Chlorinated drinking waters produced from humus-rich waters often have a high content of halogenated organic by-products which increases the mutagenicity of drinking water. With in vitro chlorination experiments we studied the formation of chloroform (CHCl3) and mutagenicity of artificially recharged ground water samples. The water samples where obtained from an artificial ground water plant which infiltrates humus-rich lake water through an esker island. The chlorination experiments showed that bank filtration reduced strongly the formation of chloroform and mutagenicity of chlorinated water. Reduction in the amount of chloroform and mutagenicity in chlorinated waters was strongly associated with the decrease in the total content of organic carbon and with the decrease in molecular weight of organic matter during bank filtration.

Phosphorus and bacterial growth in drinking water.
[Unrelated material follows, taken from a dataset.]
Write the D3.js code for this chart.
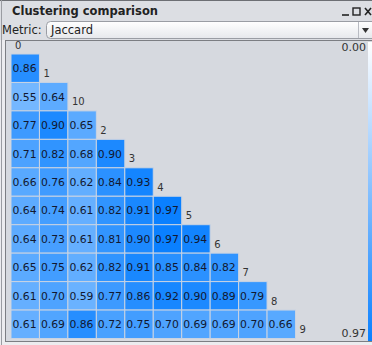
<!DOCTYPE html>
<html>
<head>
<meta charset="utf-8">
<script src="https://cdn.jsdelivr.net/npm/d3@7"></script>
<style>
  html, body { margin: 0; padding: 0; background: #ffffff; }
  svg { display: block; font-family: "DejaVu Sans", sans-serif; }
</style>
</head>
<body>
<div id="chart"></div>
<script>
// labels in display order (diagonal)
const labels = ["0", "1", "10", "2", "3", "4", "5", "6", "7", "8", "9"];

// lower triangle, one array per row (row label = labels[i+1])
const row1  = [0.86];
const row10 = [0.55, 0.64];
const row2  = [0.77, 0.90, 0.65];
const row3  = [0.71, 0.82, 0.68, 0.90];
const row4  = [0.66, 0.76, 0.62, 0.84, 0.93];
const row5  = [0.64, 0.74, 0.61, 0.82, 0.91, 0.97];
const row6  = [0.64, 0.73, 0.61, 0.81, 0.90, 0.97, 0.94];
const row7  = [0.65, 0.75, 0.62, 0.82, 0.91, 0.85, 0.84, 0.82];
const row8  = [0.61, 0.70, 0.59, 0.77, 0.86, 0.92, 0.90, 0.89, 0.79];
const row9  = [0.61, 0.69, 0.86, 0.72, 0.75, 0.70, 0.69, 0.69, 0.70, 0.66];
const rows = [row1, row10, row2, row3, row4, row5, row6, row7, row8, row9];

const metricName = "Jaccard";
const legendTicks = ["0.00", "0.97"];
const colorMin = 0, colorMax = 0.97;

const W = 372, H = 345;
const svg = d3.select("#chart").append("svg").attr("width", W).attr("height", H);

// window chrome
svg.append("rect").attr("width", W).attr("height", H).attr("fill", "#ececef");
svg.append("rect").attr("x", 0).attr("y", 0).attr("width", W).attr("height", 40).attr("fill", "#dcdee3");
svg.append("line").attr("x1", 0).attr("x2", W).attr("y1", 0.5).attr("y2", 0.5).attr("stroke", "#6d6f74");
svg.append("line").attr("x1", 1.5).attr("x2", 1.5).attr("y1", 0).attr("y2", H).attr("stroke", "#9a9ca2");
svg.append("text").attr("x", 12).attr("y", 15)
  .attr("font-size", 11.5).attr("font-weight", "bold").attr("fill", "#222")
  .text("Clustering comparison");

// window buttons
const btn = svg.append("g").attr("fill", "none").attr("stroke", "#222").attr("stroke-width", 1.6);
btn.append("line").attr("x1", 342).attr("x2", 349).attr("y1", 15).attr("y2", 15);
btn.append("rect").attr("x", 353).attr("y", 8).attr("width", 7).attr("height", 7).attr("stroke-width", 1.4);
btn.append("line").attr("x1", 365).attr("x2", 371).attr("y1", 8).attr("y2", 15);
btn.append("line").attr("x1", 371).attr("x2", 365).attr("y1", 8).attr("y2", 15);

// metric combo
svg.append("text").attr("x", 2).attr("y", 34).attr("font-size", 11.5).attr("fill", "#222").text("Metric:");
const defs = svg.append("defs");
const cg = defs.append("linearGradient").attr("id", "combo").attr("x1", 0).attr("x2", 0).attr("y1", 0).attr("y2", 1);
cg.append("stop").attr("offset", "0%").attr("stop-color", "#ffffff");
cg.append("stop").attr("offset", "100%").attr("stop-color", "#e6e8ec");
svg.append("rect").attr("x", 46.5).attr("y", 21.5).attr("width", 340).attr("height", 17).attr("rx", 4)
  .attr("fill", "url(#combo)").attr("stroke", "#9a9da4");
svg.append("line").attr("x1", 358.5).attr("x2", 358.5).attr("y1", 22).attr("y2", 38).attr("stroke", "#b8bbc2");
svg.append("path").attr("d", "M362,28 L369,28 L365.5,33 Z").attr("fill", "#333");
svg.append("text").attr("x", 51).attr("y", 34).attr("font-size", 11.5).attr("fill", "#222").text(metricName);

// matrix panel
svg.append("rect").attr("x", 5.5).attr("y", 40.5).attr("width", 380).attr("height", 301)
  .attr("fill", "#d6d9df").attr("stroke", "#7c7e83");

const step = 28.45;
const pos = d3.scaleBand().domain(labels).range([0, labels.length * step]);
const x0 = 11, y0 = 54 - step;
const color = d3.scaleLinear().domain([colorMin, colorMax]).range(["#ffffff", "#0a80ff"]);

const cells = [];
rows.forEach((vals, r) => {
  vals.forEach((v, c) => cells.push({ row: labels[r + 1], col: labels[c], v }));
});

const g = svg.append("g");
g.selectAll("rect.cell").data(cells).enter().append("rect")
  .attr("class", "cell")
  .attr("x", d => x0 + pos(d.col))
  .attr("y", d => y0 + pos(d.row))
  .attr("width", pos.bandwidth())
  .attr("height", pos.bandwidth())
  .attr("fill", d => color(d.v))
  .attr("stroke", "#c9d3e2")
  .attr("stroke-width", 1);

g.selectAll("text.val").data(cells).enter().append("text")
  .attr("class", "val")
  .attr("x", d => x0 + pos(d.col) + 1.5)
  .attr("y", d => y0 + pos(d.row) + pos.bandwidth() / 2 + 4)
  .attr("font-size", 10.8)
  .attr("fill", "#121830")
  .text(d => d3.format(".2f")(d.v));

// diagonal labels sit just right of the last cell of each row
g.selectAll("text.lab").data(labels).enter().append("text")
  .attr("class", "lab")
  .attr("x", d => x0 + pos(d) + 4)
  .attr("y", d => y0 + pos(d) + 23)
  .attr("font-size", 10)
  .attr("fill", "#333")
  .text(d => d);

// colour legend
const lg = defs.append("linearGradient").attr("id", "legend").attr("x1", 0).attr("x2", 0).attr("y1", 0).attr("y2", 1);
lg.append("stop").attr("offset", "0%").attr("stop-color", color(colorMin));
lg.append("stop").attr("offset", "100%").attr("stop-color", color(colorMax));
const ly = d3.scaleLinear().domain([colorMin, colorMax]).range([42, 341]);
svg.append("rect").attr("x", 368).attr("y", ly(colorMin)).attr("width", 5)
  .attr("height", ly(colorMax) - ly(colorMin)).attr("fill", "url(#legend)");
svg.append("text").attr("x", 366).attr("y", 51).attr("text-anchor", "end")
  .attr("font-size", 11).attr("fill", "#333").text(legendTicks[0]);
svg.append("text").attr("x", 366).attr("y", 337).attr("text-anchor", "end")
  .attr("font-size", 11).attr("fill", "#333").text(legendTicks[1]);
</script>
</body>
</html>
The availability of organic carbon is considered the key factor to regulate microbial regrowth in drinking water network. However, boreal regions (northern Europe, Russia, and North America) contain a large amount of organic carbon in forests and peatlands. Therefore, natural waters (lakes, rivers, and groundwater) in the northern hemisphere generally have a high content of organic carbon. We found that microbial growth in drinking water in Finland is highly regulated not only by organic carbon but also by the availability of phosphorus. Microbial growth increased up to a phosphate concentration of 10 micrograms of PO4-P liter-1. Inorganic elements other than phosphorus did not affect microbial growth in drinking water. This observation offers novel possibilities to restrict microbial growth in water distribution systems by developing technologies to remove phosphorus efficiently from drinking water.

Changes in water microbial quality during bank filtration of lake water.

We studied, during a 2-year period, how the microbial stability of water changed when humus-rich lake water was filtered through the ground at a bank filtration water plant. The changes in microbial quality were followed as microbial numbers and growth activity. The filtration decreased microbial counts and growth ([3H]thymidine technique) in water up to 90%. The reduction in bacterial counts and growth depended on the filtration distance. The reduction was greatest between the lake and the first sampling point. Microbial numbers and growth declined steadily after infiltration with increased filtration distance. Viable counts of heterotrophic bacteria decreased faster than total bacterial counts along filtration. The microbial numbers and bacterial production in water followed seasonal changes in water temperature. Simultaneously with the microbial numbers, the concentrations of total organic carbon and assimilable organic carbon decreased during bank filtration. These results showed that microbial stability of humus-rich water was increased by filtration to a level generally found in natural groundwaters.

Growth of Legionella and other heterotrophic bacteria in a circulating cooling water system exposed to ultraviolet irradiation.

The effect of ultraviolet irradiation on the growth and occurrence of legionella and other heterotrophic bacteria in a circulating cooling water system was studied. Water of the reservoir was circulated once in 28 h through a side-stream open channel u.v. radiator consisting of two lamps. Viable counts of legionellas and heterotrophic bacteria in water immediately after the u.v. treatment were 0-12 and 0.7-1.2% of those in the reservoir, respectively. U.v. irradiation increased the concentration of easily assimilable organic carbon. In the u.v. irradiated water samples incubated in the laboratory the viable counts of heterotrophic bacteria reached the counts in reservoir water within 5 d. The increase in viable counts was mainly due to reactivation of bacterial cells damaged by u.v. light, not because of bacterial multiplication. Despite u.v. irradiation the bacterial numbers in the reservoir water, including legionellas, did not decrease during the experimental period of 33 d. The main growth of bacteria in the reservoir occurred in biofilm and sediment, which were never exposed to u.v. irradiation.